Liir didn't have to say anything for Glinda to know he thought her grief to be false and cheap. But those words, false and cheap that is, described her whole life. How else could she express herself when that was all she had? No matter how real and powerful her grief was. She took the boy to Cherrystone. He could contact Shell to take the boy into Southstairs. She had written him to tell him of his sisters' deaths and that was more than she cared to contact him. Nessarose's passing meant that Glinda no longer had to endure Shell. At least that was how Glinda took it. Nessa had encouraged Shell to 'get to know' Glinda and by the by, Glinda had come to be with child. She'd had a girl she named Gitel. No one knew about the child. Not even Nessa or Shell. Glinda had gone into hiding and when the girl was born, she left her at the Cloister of Saint Glinda claiming the child had been found upon her doorstep. She had laughed lightly saying the House of Glinda the Good had been mistaken for the Cloister of Glinda the Saint.

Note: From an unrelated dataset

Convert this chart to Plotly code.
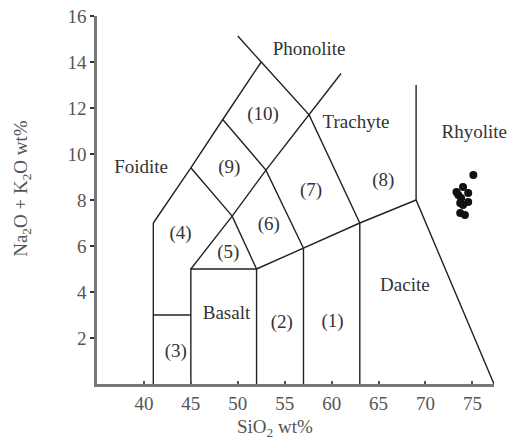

Liir had made her think of the daughter she had given up. He made her think of Elphaba and when she had run into Fiyero and he had smelled of her beloved. Her tears and moods had been erratic with the boy but she'd done what she could to help him. She had had a lot to do, with being instated as leader of Oz, with mourning Elphaba in the bitter final way only Death can instigate.
Less than half a year later, the underground rebellion against Glinda the Good had gone too far for Glinda to risk staying in office any longer. Chuffrey had been poisoned and he would have died. Instead he was bound to a wheelchair, drool glistening on his chin. He had been a robust man before and Glinda could only imagine how he hated this. She had done healing spell after healing spell, elixirs, medicines, anything she could think of. She had kept him alive. To what avail? She was certain he wished she had let him die instead.
She had asked them to have Liir be one of the boys to attend her stepping down ceremony. She had wanted to see that he was well for her own eyes. But any and all that knew her were in danger so she pretended not to know him, looked at him without seeming to. He hated her for it. She didn't blame the boy. She hated herself for it too. She wanted to ask if he had found the girl…Nor, was it? She wanted to offer more help to him but the best help she could give him was to pretend she had no idea and no interest in who he was.